CoWork-X: Experience-Optimized Co-Evolution for Multi-Agent Collaboration System
Zexin Lin, Jiachen Yu, Haoyang Zhang, Yuzhao Li, Zhonghang Li, Yujiu Yang, Junjie Wang, Xiaoqiang Ji
TL;DR
CoWork-X tackles real-time coordination and continual cross-episode adaptation under strict online budgets by introducing an Execute--Optimize loop that separates fast, HTN-based execution from offline, patch-style skill updates. A shared HTN skill library $\,\mathcal{S}_k$ is incrementally improved by a post-episode Co-Optimizer using episode logs, enabling stable multi-agent co-evolution. In Overcooked-like benchmarks, CoWork-X achieves sustained gains with zero online tokens and markedly lower latency ($\approx$ $2.6$ s per episode) compared to baselines that rely on frequent in-episode LLM reasoning, while generalizing across multiple LLM backbones.

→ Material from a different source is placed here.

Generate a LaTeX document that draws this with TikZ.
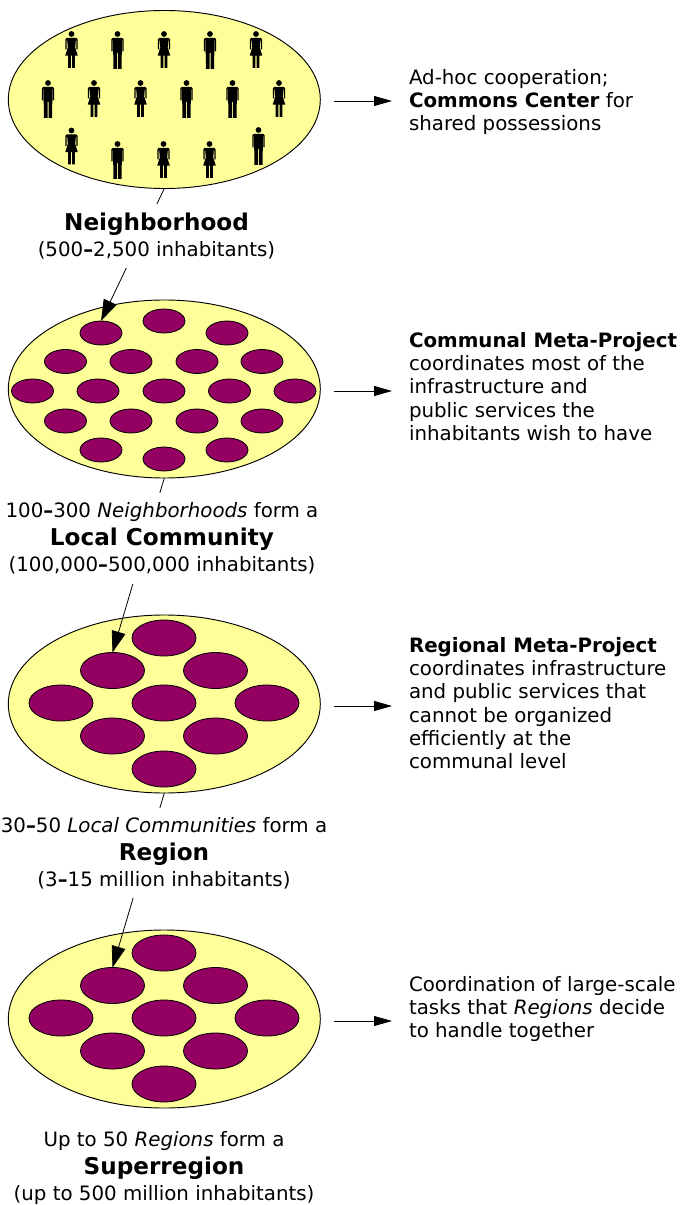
\documentclass[tikz,border=0pt]{standalone}
\usepackage{fontspec}
\setmainfont{DejaVu Sans}
\usetikzlibrary{shapes.geometric,arrows.meta}
\newcommand\ttl[1]{\raisebox{-0.9pt}{\fontsize{17.35pt}{20.3pt}\selectfont\bfseries #1}}
\definecolor{regionfill}{RGB}{255,255,153}
\definecolor{cellfill}{RGB}{148,0,98}
\tikzset{
  region/.style={ellipse,draw=black,fill=regionfill,line width=0.7pt,minimum width=234pt,minimum height=133.5pt,inner sep=0pt,outer sep=0pt},
  cellS/.style={ellipse,draw=black,fill=cellfill,line width=0.6pt,minimum width=31.5pt,minimum height=18pt,inner sep=0pt,outer sep=0pt},
  cellL/.style={ellipse,draw=black,fill=cellfill,line width=0.6pt,minimum width=48pt,minimum height=27pt,inner sep=0pt,outer sep=0pt},
  down/.style={line width=0.6pt,-{Triangle[length=16pt,width=10.5pt]}},
  side/.style={line width=0.6pt,-{Triangle[length=13.5pt,width=7.5pt]}},
  caption/.style={fill=white,align=center,inner sep=0pt,outer sep=0pt,font=\fontsize{14.85pt}{20.3pt}\selectfont},
  note/.style={anchor=north west,align=left,inner sep=0pt,outer sep=0pt,font=\fontsize{14.85pt}{17.5pt}\selectfont},
  man/.pic={
    \fill (0,3) circle (2.9);
    \fill (-4.6,6.8) -- (4.6,6.8) -- (6.2,8.3) -- (6.2,20.5) -- (4.9,20.5) -- (4.9,9.5) -- (4.4,9.5) -- (4.1,38) -- (0.5,38) -- (0.5,22) -- (-0.5,22) -- (-0.5,38) -- (-4.1,38) -- (-4.4,9.5) -- (-4.9,9.5) -- (-4.9,20.5) -- (-6.2,20.5) -- (-6.2,8.3) -- cycle;
  },
  woman/.pic={
    \fill (0,3) circle (2.9);
    \fill (-4.6,6.8) -- (4.6,6.8) -- (6.2,8.3) -- (6.2,18.5) -- (4.9,18.5) -- (4.9,9.5) -- (4.3,9.5) -- (3.7,16.5) -- (6.3,24.7) -- (3.4,24.7) -- (3.4,37) -- (0.6,37) -- (0.6,24.7) -- (-0.6,24.7) -- (-0.6,37) -- (-3.4,37) -- (-3.4,24.7) -- (-6.3,24.7) -- (-3.7,16.5) -- (-4.3,9.5) -- (-4.9,9.5) -- (-4.9,18.5) -- (-6.2,18.5) -- (-6.2,8.3) -- cycle;
  }
}
\begin{document}
\begin{tikzpicture}[x=0.75pt,y=-0.75pt]
\useasboundingbox (0,0) rectangle (680,1205);
% large regions
\node[region] (e1) at (164.3,99.5) {};
\node[region] (e2) at (164.3,389) {};
\node[region] (e3) at (164.3,704) {};
\node[region] (e4) at (164.3,1019) {};
% people
\pic at (71.5,31) {woman};
\pic at (117.5,31) {man};
\pic at (164,31) {woman};
\pic at (210,31) {man};
\pic at (256,31) {woman};
\pic at (48,80) {man};
\pic at (94,80) {woman};
\pic at (140.5,80) {woman};
\pic at (186.5,80) {man};
\pic at (232.5,80) {man};
\pic at (279,80) {woman};
\pic at (71.5,127.5) {woman};
\pic at (117.5,141) {man};
\pic at (163.5,141) {woman};
\pic at (209.5,141) {woman};
\pic at (258.5,127) {man};
% neighbourhood cells
\node[cellS] (na1) at (101,333) {};
\node[cellS] (na2) at (164,321) {};
\node[cellS] (na3) at (227,333) {};
\node[cellS] (nb1) at (65.5,361.5) {};
\node[cellS] (nb2) at (131,361.5) {};
\node[cellS] (nb3) at (197,361.5) {};
\node[cellS] (nb4) at (262,361.5) {};
\node[cellS] (nc1) at (32.5,391) {};
\node[cellS] (nc2) at (98,391) {};
\node[cellS] (nc3) at (164,391) {};
\node[cellS] (nc4) at (229.5,391) {};
\node[cellS] (nc5) at (295,391) {};
\node[cellS] (nd1) at (65.5,421) {};
\node[cellS] (nd2) at (131,421) {};
\node[cellS] (nd3) at (197,421) {};
\node[cellS] (nd4) at (262,421) {};
\node[cellS] (ne1) at (101,450) {};
\node[cellS] (ne2) at (164,459) {};
\node[cellS] (ne3) at (227,450) {};
% community cells
\node[cellL] (ca1) at (164,638) {};
\node[cellL] (ca2) at (112.5,670.5) {};
\node[cellL] (ca3) at (215.5,670.5) {};
\node[cellL] (ca4) at (61,703) {};
\node[cellL] (ca5) at (164,703) {};
\node[cellL] (ca6) at (267,703) {};
\node[cellL] (ca7) at (112.5,736) {};
\node[cellL] (ca8) at (215.5,736) {};
\node[cellL] (ca9) at (164,769) {};
% region cells
\node[cellL] (ra1) at (164,953) {};
\node[cellL] (ra2) at (112.5,985.5) {};
\node[cellL] (ra3) at (215.5,985.5) {};
\node[cellL] (ra4) at (61,1018) {};
\node[cellL] (ra5) at (164,1018) {};
\node[cellL] (ra6) at (267,1018) {};
\node[cellL] (ra7) at (112.5,1051) {};
\node[cellL] (ra8) at (215.5,1051) {};
\node[cellL] (ra9) at (164,1084) {};
% connectors between levels (pass behind the captions)
\draw[down] (e1.south) -- (na1.north);
\draw[down] (e2.south) -- (ca2.north);
\draw[down] (e3.south) -- (ra2.north);
% captions
\node[caption,minimum height=48pt] (t1) at (156.5,236) {\ttl{Neighborhood}\\(500\textbf{–}2,500 inhabitants)};
\node[caption,minimum height=68pt] (t2) at (162,538.5) {100\textbf{–}300 \textit{Neighborhoods} form a\\\ttl{Local Community}\\(100,000\textbf{–}500,000 inhabitants)};
\node[caption,minimum height=67.5pt] (t3) at (164,853) {30\textbf{–}50 \textit{Local Communities} form a\\\ttl{Region}\\(3\textbf{–}15 million inhabitants)};
\node[caption] (t4) at (164,1168) {Up to 50 \textit{Regions} form a\\\ttl{Superregion}\\(up to 500 million inhabitants)};
% side notes
\node[note] (n1) at (409,69) {Ad-hoc cooperation;\\\textbf{Commons Center} for\\shared possessions};
\node[note] (n2) at (409,332) {\textbf{Communal Meta-Project}\\coordinates most of the\\infrastructure and\\public services the\\inhabitants wish to have};
\node[note] (n3) at (409,637) {\textbf{Regional Meta-Project}\\coordinates infrastructure\\and public services that\\cannot be organized\\efficiently at the\\communal level};
\node[note] (n4) at (409,976) {Coordination of large-scale\\tasks that \textit{Regions} decide\\to handle together};
% side arrows
\coordinate (a1) at (334,101); \coordinate (b1) at (392,101);
\coordinate (a2) at (334,391); \coordinate (b2) at (392,391);
\coordinate (a3) at (334,706); \coordinate (b3) at (392,706);
\coordinate (a4) at (334,1021); \coordinate (b4) at (392,1021);
\draw[side] (a1) -- (b1);
\draw[side] (a2) -- (b2);
\draw[side] (a3) -- (b3);
\draw[side] (a4) -- (b4);
\end{tikzpicture}
\end{document}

The work demonstrates practical, scalable cross-episode collaboration and highlights the value of log-grounded, verifier-driven skill consolidation for real-time multi-agent systems.
Abstract
Large language models are enabling language-conditioned agents in interactive environments, but highly cooperative tasks often impose two simultaneous constraints: sub-second real-time coordination and sustained multi-episode adaptation under a strict online token budget. Existing approaches either rely on frequent in-episode reasoning that induces latency and timing jitter, or deliver post-episode improvements through unstructured text that is difficult to compile into reliable low-cost execution. We propose CoWork-X, an active co-evolution framework that casts peer collaboration as a closed-loop optimization problem across episodes, inspired by fast--slow memory separation. CoWork-X instantiates a Skill-Agent that executes via HTN (hierarchical task network)-based skill retrieval from a structured, interpretable, and compositional skill library, and a post-episode Co-Optimizer that performs patch-style skill consolidation with explicit budget constraints and drift regularization. Experiments in challenging Overcooked-AI-like realtime collaboration benchmarks demonstrate that CoWork-X achieves stable, cumulative performance gains while steadily reducing online latency and token usage.